Data |

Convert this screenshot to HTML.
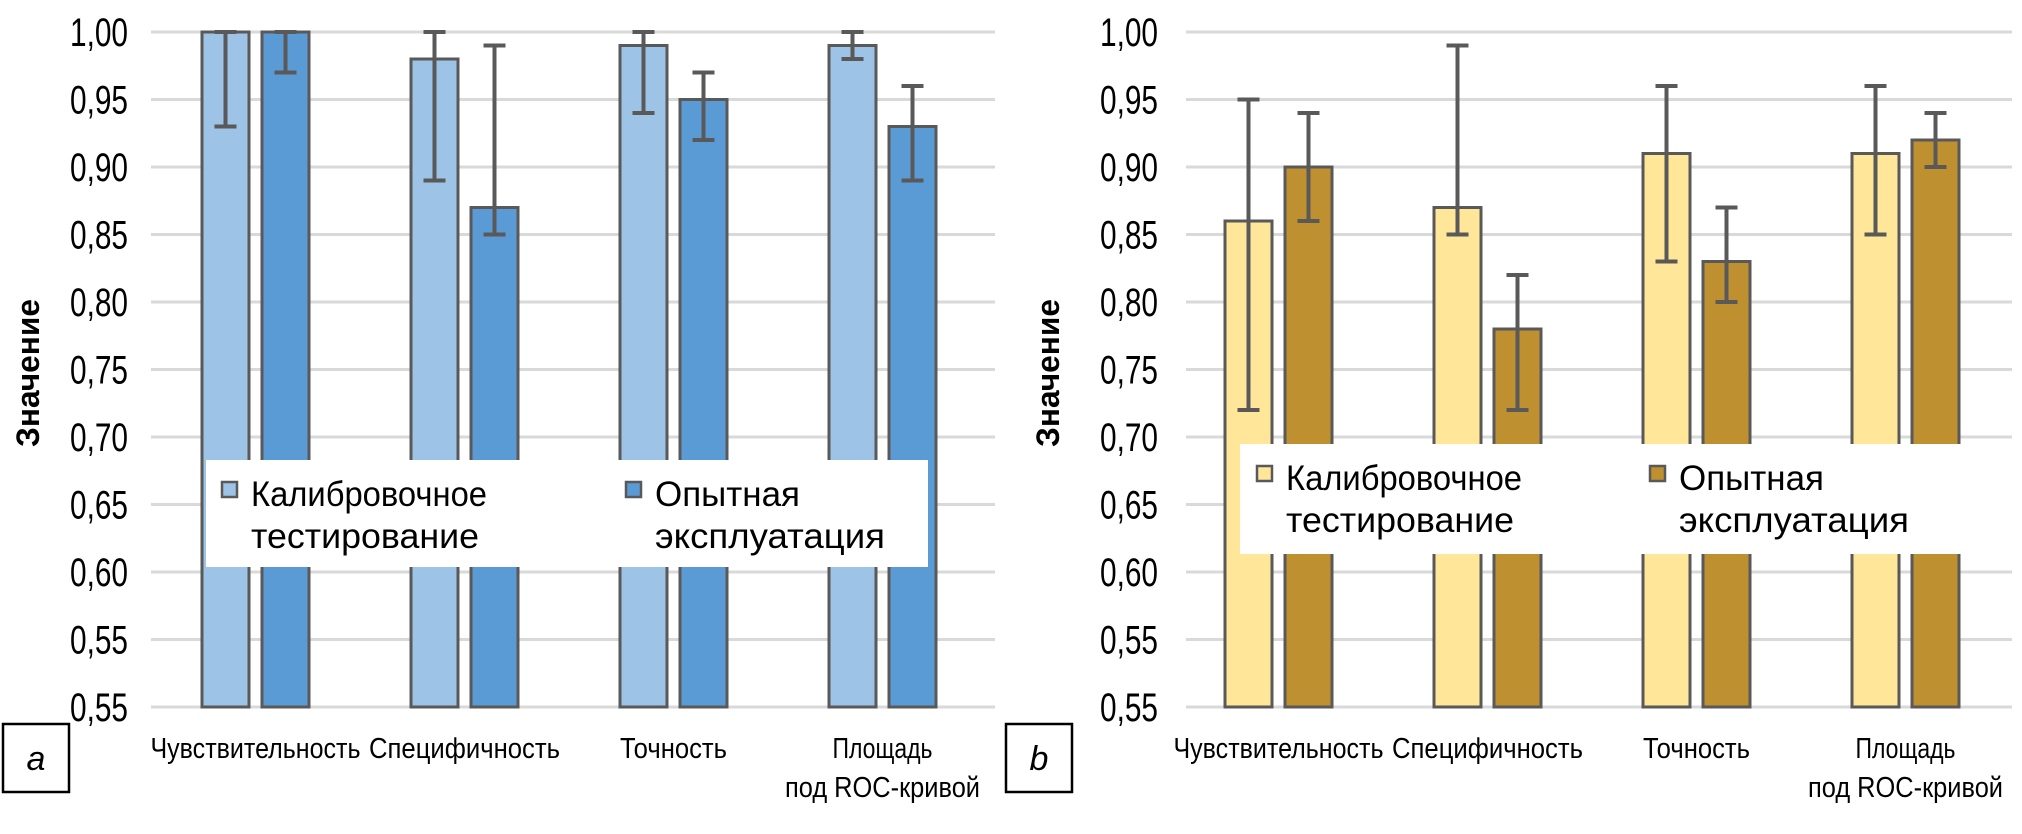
<!DOCTYPE html>
<html><head><meta charset="utf-8"><style>
html,body{margin:0;padding:0;background:#fff;}
svg{display:block;font-family:"Liberation Sans",sans-serif;}
</style></head><body>
<svg id="s" width="2022" height="834" viewBox="0 0 2022 834" xmlns="http://www.w3.org/2000/svg"></svg>
<script>
var s=document.getElementById('s'),h='';
function Y(v){return 32+(1-v)*1350;}
var labels=['1,00','0,95','0,90','0,85','0,80','0,75','0,70','0,65','0,60','0,55','0,55'];
function chart(gx0,gx1,bx,labR,titleX,c1,c2,d,letter,boxX,leg){
  for(var i=0;i<11;i++){var y=32+i*67.5;
    h+='<line x1="'+gx0+'" x2="'+gx1+'" y1="'+y+'" y2="'+y+'" stroke="#d9d9d9" stroke-width="3"/>';
    h+='<text x="'+labR+'" y="'+(y+14)+'" font-size="40" text-anchor="end" textLength="58" lengthAdjust="spacingAndGlyphs">'+labels[i]+'</text>';}
  for(var k=0;k<4;k++){var x=bx+k*209;
    [[x,c1,d[k][0]],[x+60,c2,d[k][1]]].forEach(function(b){
      var t=Y(b[2][0]);
      h+='<rect x="'+b[0]+'" y="'+t+'" width="47" height="'+(707-t)+'" fill="'+b[1]+'" stroke="#595959" stroke-width="3"/>';
      var cx=b[0]+23.5,lo=Y(b[2][1]),hi=Y(b[2][2]);
      h+='<line x1="'+cx+'" x2="'+cx+'" y1="'+hi+'" y2="'+lo+'" stroke="#595959" stroke-width="4"/>';
      h+='<line x1="'+(cx-11)+'" x2="'+(cx+11)+'" y1="'+hi+'" y2="'+hi+'" stroke="#595959" stroke-width="4"/>';
      h+='<line x1="'+(cx-11)+'" x2="'+(cx+11)+'" y1="'+lo+'" y2="'+lo+'" stroke="#595959" stroke-width="4"/>';
    });}
  var cats=[['Чувствительность',210],['Специфичность',191],['Точность',107]];
  for(var k=0;k<3;k++){var c=bx+53.5+k*209;
    h+='<text x="'+c+'" y="758" font-size="29" text-anchor="middle" textLength="'+cats[k][1]+'" lengthAdjust="spacingAndGlyphs">'+cats[k][0]+'</text>';}
  var c=bx+53.5+3*209;
  h+='<text x="'+c+'" y="758" font-size="29" text-anchor="middle" textLength="100" lengthAdjust="spacingAndGlyphs">Площадь</text>';
  h+='<text x="'+c+'" y="797" font-size="29" text-anchor="middle" textLength="195" lengthAdjust="spacingAndGlyphs">под ROC-кривой</text>';
  h+='<text transform="translate('+(titleX)+',373) rotate(-90)" font-size="32" font-weight="bold" text-anchor="middle" textLength="148" lengthAdjust="spacingAndGlyphs">Значение</text>';
  h+='<rect x="'+boxX+'" y="724" width="66" height="68" fill="#fff" stroke="#000" stroke-width="2.5"/>';
  h+='<text x="'+(boxX+33)+'" y="770" font-size="34" font-style="italic" text-anchor="middle">'+letter+'</text>';
  h+='<rect x="'+leg[0]+'" y="'+leg[1]+'" width="'+leg[2]+'" height="'+leg[3]+'" fill="#fff"/>';
  var ly1=leg[1]+46,ly2=leg[1]+88;
  [[leg[4],c1,'Калибровочное','тестирование',236,228],[leg[5],c2,'Опытная','эксплуатация',145,230]].forEach(function(e){
    h+='<rect x="'+e[0]+'" y="'+(ly1-24)+'" width="15" height="15" fill="'+e[1]+'" stroke="#595959" stroke-width="2.5"/>';
    h+='<text x="'+(e[0]+29)+'" y="'+ly1+'" font-size="35" textLength="'+e[4]+'" lengthAdjust="spacingAndGlyphs">'+e[2]+'</text>';
    h+='<text x="'+(e[0]+29)+'" y="'+ly2+'" font-size="35" textLength="'+e[5]+'" lengthAdjust="spacingAndGlyphs">'+e[3]+'</text>';
  });
}
var dL=[[[1,0.93,1],[1,0.97,1]],[[0.98,0.89,1],[0.87,0.85,0.99]],[[0.99,0.94,1],[0.95,0.92,0.97]],[[0.99,0.98,1],[0.93,0.89,0.96]]];
var dR=[[[0.86,0.72,0.95],[0.90,0.86,0.94]],[[0.87,0.85,0.99],[0.78,0.72,0.82]],[[0.91,0.83,0.96],[0.83,0.80,0.87]],[[0.91,0.85,0.96],[0.92,0.90,0.94]]];
chart(151,995,202,128,39,'#9DC3E6','#5B9BD5',dL,'a',3,[206,460,722,107,222,626]);
chart(1186,2012,1225,1158,1059,'#FFE699','#BF9030',dR,'b',1006,[1240,444,772,110,1257,1650]);
s.innerHTML=h;
</script>
</body></html>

Objective | Transcribe the listing in full and omit the pictures.

Exercise response |
Convert this screenshot to HTML.
<!DOCTYPE html>
<html><head><meta charset="utf-8"><style>
html,body{margin:0;padding:0;background:#fff;}
svg{display:block;font-family:"Liberation Sans",sans-serif;}
</style></head><body>
<svg id="s" width="2022" height="834" viewBox="0 0 2022 834" xmlns="http://www.w3.org/2000/svg"></svg>
<script>
var s=document.getElementById('s'),h='';
function Y(v){return 32+(1-v)*1350;}
var labels=['1,00','0,95','0,90','0,85','0,80','0,75','0,70','0,65','0,60','0,55','0,55'];
function chart(gx0,gx1,bx,labR,titleX,c1,c2,d,letter,boxX,leg){
  for(var i=0;i<11;i++){var y=32+i*67.5;
    h+='<line x1="'+gx0+'" x2="'+gx1+'" y1="'+y+'" y2="'+y+'" stroke="#d9d9d9" stroke-width="3"/>';
    h+='<text x="'+labR+'" y="'+(y+14)+'" font-size="40" text-anchor="end" textLength="58" lengthAdjust="spacingAndGlyphs">'+labels[i]+'</text>';}
  for(var k=0;k<4;k++){var x=bx+k*209;
    [[x,c1,d[k][0]],[x+60,c2,d[k][1]]].forEach(function(b){
      var t=Y(b[2][0]);
      h+='<rect x="'+b[0]+'" y="'+t+'" width="47" height="'+(707-t)+'" fill="'+b[1]+'" stroke="#595959" stroke-width="3"/>';
      var cx=b[0]+23.5,lo=Y(b[2][1]),hi=Y(b[2][2]);
      h+='<line x1="'+cx+'" x2="'+cx+'" y1="'+hi+'" y2="'+lo+'" stroke="#595959" stroke-width="4"/>';
      h+='<line x1="'+(cx-11)+'" x2="'+(cx+11)+'" y1="'+hi+'" y2="'+hi+'" stroke="#595959" stroke-width="4"/>';
      h+='<line x1="'+(cx-11)+'" x2="'+(cx+11)+'" y1="'+lo+'" y2="'+lo+'" stroke="#595959" stroke-width="4"/>';
    });}
  var cats=[['Чувствительность',210],['Специфичность',191],['Точность',107]];
  for(var k=0;k<3;k++){var c=bx+53.5+k*209;
    h+='<text x="'+c+'" y="758" font-size="29" text-anchor="middle" textLength="'+cats[k][1]+'" lengthAdjust="spacingAndGlyphs">'+cats[k][0]+'</text>';}
  var c=bx+53.5+3*209;
  h+='<text x="'+c+'" y="758" font-size="29" text-anchor="middle" textLength="100" lengthAdjust="spacingAndGlyphs">Площадь</text>';
  h+='<text x="'+c+'" y="797" font-size="29" text-anchor="middle" textLength="195" lengthAdjust="spacingAndGlyphs">под ROC-кривой</text>';
  h+='<text transform="translate('+(titleX)+',373) rotate(-90)" font-size="32" font-weight="bold" text-anchor="middle" textLength="148" lengthAdjust="spacingAndGlyphs">Значение</text>';
  h+='<rect x="'+boxX+'" y="724" width="66" height="68" fill="#fff" stroke="#000" stroke-width="2.5"/>';
  h+='<text x="'+(boxX+33)+'" y="770" font-size="34" font-style="italic" text-anchor="middle">'+letter+'</text>';
  h+='<rect x="'+leg[0]+'" y="'+leg[1]+'" width="'+leg[2]+'" height="'+leg[3]+'" fill="#fff"/>';
  var ly1=leg[1]+46,ly2=leg[1]+88;
  [[leg[4],c1,'Калибровочное','тестирование',236,228],[leg[5],c2,'Опытная','эксплуатация',145,230]].forEach(function(e){
    h+='<rect x="'+e[0]+'" y="'+(ly1-24)+'" width="15" height="15" fill="'+e[1]+'" stroke="#595959" stroke-width="2.5"/>';
    h+='<text x="'+(e[0]+29)+'" y="'+ly1+'" font-size="35" textLength="'+e[4]+'" lengthAdjust="spacingAndGlyphs">'+e[2]+'</text>';
    h+='<text x="'+(e[0]+29)+'" y="'+ly2+'" font-size="35" textLength="'+e[5]+'" lengthAdjust="spacingAndGlyphs">'+e[3]+'</text>';
  });
}
var dL=[[[1,0.93,1],[1,0.97,1]],[[0.98,0.89,1],[0.87,0.85,0.99]],[[0.99,0.94,1],[0.95,0.92,0.97]],[[0.99,0.98,1],[0.93,0.89,0.96]]];
var dR=[[[0.86,0.72,0.95],[0.90,0.86,0.94]],[[0.87,0.85,0.99],[0.78,0.72,0.82]],[[0.91,0.83,0.96],[0.83,0.80,0.87]],[[0.91,0.85,0.96],[0.92,0.90,0.94]]];
chart(151,995,202,128,39,'#9DC3E6','#5B9BD5',dL,'a',3,[206,460,722,107,222,626]);
chart(1186,2012,1225,1158,1059,'#FFE699','#BF9030',dR,'b',1006,[1240,444,772,110,1257,1650]);
s.innerHTML=h;
</script>
</body></html>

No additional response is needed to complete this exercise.